When gene functions were assigned more broadly using either COG (Tatusov et al., 1997) or arCOG (Wolf et al., 2012) categories, we found that the genome content of the epipelagic clade was significantly different from the mesopelagic clade (χ2 test; P<0.001), with the signal transduction functional category significantly enriched in the epipelagic clade (Rodriguez-Brito et al., 2006). The ability of generalist marine bacteria to respond to a changing environment has been attributed to differences in the sophistication of regulatory machinery (Lauro et al., 2009; Luo et al., 2013), and this reasoning may apply to selection pressures operating on epipelagic Thaumarchaeota compared with those inhabiting the more stable mesopelagic waters. By contrast, we found a higher abundance of urease genes in SAGs from the mesopelagic compared with the epipelagic clade (Supplementary Table S3), consistent with a recent report of the depth distribution of Thaumarchaeota urease genes in polar oceans (Alonso-Sáez et al., 2012).

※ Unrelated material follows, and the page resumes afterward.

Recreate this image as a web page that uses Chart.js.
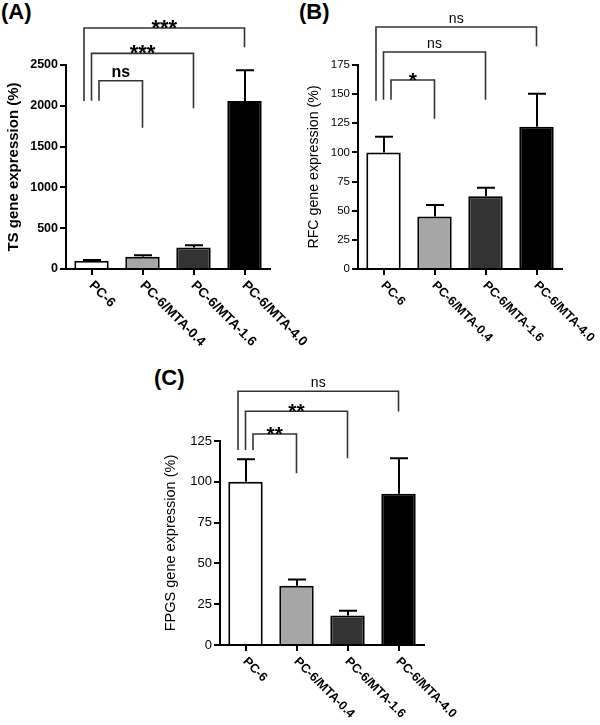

In conclusion, differentiation of epi- and mesopelagic Thaumarchaeota populations first detected by analysis of single genes (Francis et al., 2005; Hallam et al., 2006) is supported by phylogenomic analysis of partial genomes retrieved from uncultivated cells. The exclusive presence of putative DNA photolyase and catalase in SAGs from the epipelagic is strong evidence that light or light-driven photochemistry is a major factor structuring marine Thaumarchaeota by depth.